> Problem to work on:
Set the lines down again exactly, first line through the line that contains "1.69e11, 1.44e11, 1.22e11, 1.02e11, 8.1e10, 6.4e10]", with no pictures.

--- Start of Data ---

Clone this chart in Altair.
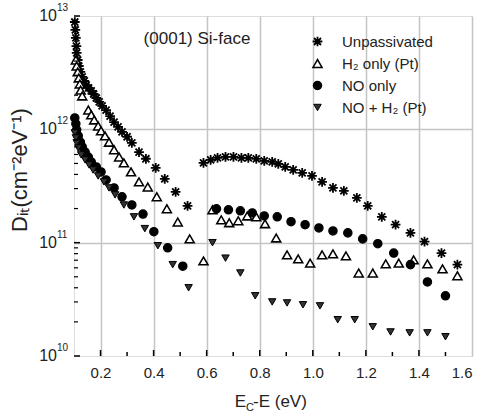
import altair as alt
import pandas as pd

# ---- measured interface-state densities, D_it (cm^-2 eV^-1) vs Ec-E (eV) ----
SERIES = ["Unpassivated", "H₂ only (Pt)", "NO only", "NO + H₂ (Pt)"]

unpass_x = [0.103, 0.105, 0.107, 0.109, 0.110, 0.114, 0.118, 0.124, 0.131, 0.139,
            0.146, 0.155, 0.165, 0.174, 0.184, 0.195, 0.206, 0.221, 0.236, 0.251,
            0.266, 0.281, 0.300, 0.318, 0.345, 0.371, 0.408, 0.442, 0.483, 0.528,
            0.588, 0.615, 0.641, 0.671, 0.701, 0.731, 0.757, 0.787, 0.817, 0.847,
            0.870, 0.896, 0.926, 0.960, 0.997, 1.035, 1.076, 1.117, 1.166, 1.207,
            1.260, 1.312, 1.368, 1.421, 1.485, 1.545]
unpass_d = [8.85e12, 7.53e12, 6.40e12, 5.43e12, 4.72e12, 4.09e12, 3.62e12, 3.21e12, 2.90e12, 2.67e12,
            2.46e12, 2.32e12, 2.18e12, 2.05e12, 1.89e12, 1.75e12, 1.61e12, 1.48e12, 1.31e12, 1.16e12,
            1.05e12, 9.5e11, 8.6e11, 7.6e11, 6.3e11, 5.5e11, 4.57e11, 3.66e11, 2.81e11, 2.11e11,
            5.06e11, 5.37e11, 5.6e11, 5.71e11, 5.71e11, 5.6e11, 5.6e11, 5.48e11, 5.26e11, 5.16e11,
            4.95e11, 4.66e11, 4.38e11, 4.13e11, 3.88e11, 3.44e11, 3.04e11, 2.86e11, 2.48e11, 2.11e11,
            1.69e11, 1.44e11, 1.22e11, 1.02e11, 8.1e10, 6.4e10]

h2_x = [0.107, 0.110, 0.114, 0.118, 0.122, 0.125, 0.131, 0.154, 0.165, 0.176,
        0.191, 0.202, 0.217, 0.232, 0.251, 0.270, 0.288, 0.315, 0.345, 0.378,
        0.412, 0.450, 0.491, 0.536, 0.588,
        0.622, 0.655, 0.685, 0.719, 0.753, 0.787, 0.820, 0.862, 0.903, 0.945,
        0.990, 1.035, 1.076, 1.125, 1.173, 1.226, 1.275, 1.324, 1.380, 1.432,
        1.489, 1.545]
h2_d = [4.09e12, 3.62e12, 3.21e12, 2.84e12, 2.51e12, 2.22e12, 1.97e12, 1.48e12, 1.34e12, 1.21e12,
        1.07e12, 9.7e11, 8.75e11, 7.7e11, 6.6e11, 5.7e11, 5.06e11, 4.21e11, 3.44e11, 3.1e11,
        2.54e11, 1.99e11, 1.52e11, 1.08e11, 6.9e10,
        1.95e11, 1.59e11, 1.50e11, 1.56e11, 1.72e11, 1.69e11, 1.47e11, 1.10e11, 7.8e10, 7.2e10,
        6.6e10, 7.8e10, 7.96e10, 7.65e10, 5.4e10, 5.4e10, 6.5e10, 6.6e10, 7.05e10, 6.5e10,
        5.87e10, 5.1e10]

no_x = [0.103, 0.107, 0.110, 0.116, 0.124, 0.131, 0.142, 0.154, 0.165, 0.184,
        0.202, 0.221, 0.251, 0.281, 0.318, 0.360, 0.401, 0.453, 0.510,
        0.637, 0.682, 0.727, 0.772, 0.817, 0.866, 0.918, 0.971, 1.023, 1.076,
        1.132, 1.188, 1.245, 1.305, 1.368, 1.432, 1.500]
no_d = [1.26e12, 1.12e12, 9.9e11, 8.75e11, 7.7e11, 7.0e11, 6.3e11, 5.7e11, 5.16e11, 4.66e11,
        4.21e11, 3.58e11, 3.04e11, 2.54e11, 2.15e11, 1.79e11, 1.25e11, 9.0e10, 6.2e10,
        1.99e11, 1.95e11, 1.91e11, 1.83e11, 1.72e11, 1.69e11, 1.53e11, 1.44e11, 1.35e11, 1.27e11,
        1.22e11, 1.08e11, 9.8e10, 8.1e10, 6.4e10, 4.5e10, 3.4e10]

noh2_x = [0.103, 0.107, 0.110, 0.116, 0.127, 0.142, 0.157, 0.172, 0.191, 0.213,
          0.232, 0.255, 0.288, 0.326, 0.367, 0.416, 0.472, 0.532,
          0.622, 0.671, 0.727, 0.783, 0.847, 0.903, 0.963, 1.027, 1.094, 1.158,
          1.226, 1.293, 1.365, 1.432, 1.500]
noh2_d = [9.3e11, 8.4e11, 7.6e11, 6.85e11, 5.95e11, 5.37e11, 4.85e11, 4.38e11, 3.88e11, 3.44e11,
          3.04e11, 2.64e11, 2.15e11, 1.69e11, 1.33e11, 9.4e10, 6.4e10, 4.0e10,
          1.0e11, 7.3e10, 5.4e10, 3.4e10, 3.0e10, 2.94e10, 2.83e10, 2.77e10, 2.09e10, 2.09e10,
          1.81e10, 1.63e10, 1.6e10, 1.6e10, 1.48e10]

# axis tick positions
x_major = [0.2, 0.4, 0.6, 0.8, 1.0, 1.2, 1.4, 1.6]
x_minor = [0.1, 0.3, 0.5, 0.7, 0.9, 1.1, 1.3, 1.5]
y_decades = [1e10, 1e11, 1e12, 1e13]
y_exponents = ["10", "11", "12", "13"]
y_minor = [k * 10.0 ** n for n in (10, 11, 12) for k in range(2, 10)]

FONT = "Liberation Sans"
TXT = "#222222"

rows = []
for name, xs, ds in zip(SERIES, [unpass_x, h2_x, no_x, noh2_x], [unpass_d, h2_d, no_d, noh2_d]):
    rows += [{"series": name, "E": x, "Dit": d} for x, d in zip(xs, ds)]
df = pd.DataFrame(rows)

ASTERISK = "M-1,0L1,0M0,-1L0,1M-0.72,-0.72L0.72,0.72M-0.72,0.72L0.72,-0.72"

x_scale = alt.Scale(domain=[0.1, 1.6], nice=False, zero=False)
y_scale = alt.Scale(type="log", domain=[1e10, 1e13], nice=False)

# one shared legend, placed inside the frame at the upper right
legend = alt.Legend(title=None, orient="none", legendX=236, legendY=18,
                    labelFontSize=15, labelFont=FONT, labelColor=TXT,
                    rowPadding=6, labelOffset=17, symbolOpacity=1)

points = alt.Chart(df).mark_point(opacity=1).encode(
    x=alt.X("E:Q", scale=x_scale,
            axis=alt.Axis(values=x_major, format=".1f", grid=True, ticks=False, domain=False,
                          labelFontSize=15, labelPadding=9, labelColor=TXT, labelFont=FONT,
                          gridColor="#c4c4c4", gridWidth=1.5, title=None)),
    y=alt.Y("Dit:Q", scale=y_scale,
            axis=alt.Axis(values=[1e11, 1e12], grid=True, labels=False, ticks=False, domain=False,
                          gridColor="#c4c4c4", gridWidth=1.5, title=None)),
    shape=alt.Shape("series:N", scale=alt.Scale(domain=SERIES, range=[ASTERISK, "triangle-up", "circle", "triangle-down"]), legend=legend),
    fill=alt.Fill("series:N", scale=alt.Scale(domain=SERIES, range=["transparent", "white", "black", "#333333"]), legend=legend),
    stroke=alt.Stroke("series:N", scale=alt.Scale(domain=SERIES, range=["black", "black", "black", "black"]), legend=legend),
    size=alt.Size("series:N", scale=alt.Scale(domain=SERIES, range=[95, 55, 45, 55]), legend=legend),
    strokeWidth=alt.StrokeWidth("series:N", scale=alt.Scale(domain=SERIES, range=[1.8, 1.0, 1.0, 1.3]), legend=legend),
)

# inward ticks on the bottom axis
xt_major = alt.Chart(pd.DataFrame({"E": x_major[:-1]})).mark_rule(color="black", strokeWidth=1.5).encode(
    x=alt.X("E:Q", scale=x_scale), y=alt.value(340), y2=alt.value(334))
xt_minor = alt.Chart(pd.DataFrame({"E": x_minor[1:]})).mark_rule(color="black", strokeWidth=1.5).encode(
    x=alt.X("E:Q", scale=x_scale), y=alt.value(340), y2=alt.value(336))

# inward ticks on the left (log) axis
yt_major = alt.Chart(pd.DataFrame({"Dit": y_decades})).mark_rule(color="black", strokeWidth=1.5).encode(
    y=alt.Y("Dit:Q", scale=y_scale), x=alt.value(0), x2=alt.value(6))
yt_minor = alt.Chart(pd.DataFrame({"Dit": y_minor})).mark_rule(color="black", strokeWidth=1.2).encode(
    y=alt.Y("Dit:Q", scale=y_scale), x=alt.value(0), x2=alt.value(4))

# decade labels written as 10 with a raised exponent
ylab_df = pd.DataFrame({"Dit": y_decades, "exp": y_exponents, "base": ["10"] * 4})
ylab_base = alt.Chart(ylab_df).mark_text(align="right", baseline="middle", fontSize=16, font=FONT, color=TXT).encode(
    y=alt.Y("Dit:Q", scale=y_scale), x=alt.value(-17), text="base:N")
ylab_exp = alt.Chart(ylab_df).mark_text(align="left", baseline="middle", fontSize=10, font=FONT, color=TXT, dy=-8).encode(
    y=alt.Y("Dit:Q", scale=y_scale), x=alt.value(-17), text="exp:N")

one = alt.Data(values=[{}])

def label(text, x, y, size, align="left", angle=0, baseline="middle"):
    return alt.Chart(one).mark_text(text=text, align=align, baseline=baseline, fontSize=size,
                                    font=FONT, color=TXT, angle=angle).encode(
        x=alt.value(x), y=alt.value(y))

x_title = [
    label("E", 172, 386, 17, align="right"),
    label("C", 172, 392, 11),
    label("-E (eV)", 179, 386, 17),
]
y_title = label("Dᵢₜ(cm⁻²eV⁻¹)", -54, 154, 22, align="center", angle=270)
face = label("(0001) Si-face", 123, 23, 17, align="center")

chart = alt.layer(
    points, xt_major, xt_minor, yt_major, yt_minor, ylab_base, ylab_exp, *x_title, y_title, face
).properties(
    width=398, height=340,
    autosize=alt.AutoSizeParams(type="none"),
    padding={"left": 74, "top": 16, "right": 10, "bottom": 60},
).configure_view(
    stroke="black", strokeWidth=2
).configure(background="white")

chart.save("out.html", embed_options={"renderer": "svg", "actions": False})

--- End of Data ---

> Problem solution:
Clone this chart in Altair.
import altair as alt
import pandas as pd

# ---- measured interface-state densities, D_it (cm^-2 eV^-1) vs Ec-E (eV) ----
SERIES = ["Unpassivated", "H₂ only (Pt)", "NO only", "NO + H₂ (Pt)"]

unpass_x = [0.103, 0.105, 0.107, 0.109, 0.110, 0.114, 0.118, 0.124, 0.131, 0.139,
            0.146, 0.155, 0.165, 0.174, 0.184, 0.195, 0.206, 0.221, 0.236, 0.251,
            0.266, 0.281, 0.300, 0.318, 0.345, 0.371, 0.408, 0.442, 0.483, 0.528,
            0.588, 0.615, 0.641, 0.671, 0.701, 0.731, 0.757, 0.787, 0.817, 0.847,
            0.870, 0.896, 0.926, 0.960, 0.997, 1.035, 1.076, 1.117, 1.166, 1.207,
            1.260, 1.312, 1.368, 1.421, 1.485, 1.545]
unpass_d = [8.85e12, 7.53e12, 6.40e12, 5.43e12, 4.72e12, 4.09e12, 3.62e12, 3.21e12, 2.90e12, 2.67e12,
            2.46e12, 2.32e12, 2.18e12, 2.05e12, 1.89e12, 1.75e12, 1.61e12, 1.48e12, 1.31e12, 1.16e12,
            1.05e12, 9.5e11, 8.6e11, 7.6e11, 6.3e11, 5.5e11, 4.57e11, 3.66e11, 2.81e11, 2.11e11,
            5.06e11, 5.37e11, 5.6e11, 5.71e11, 5.71e11, 5.6e11, 5.6e11, 5.48e11, 5.26e11, 5.16e11,
            4.95e11, 4.66e11, 4.38e11, 4.13e11, 3.88e11, 3.44e11, 3.04e11, 2.86e11, 2.48e11, 2.11e11,
            1.69e11, 1.44e11, 1.22e11, 1.02e11, 8.1e10, 6.4e10]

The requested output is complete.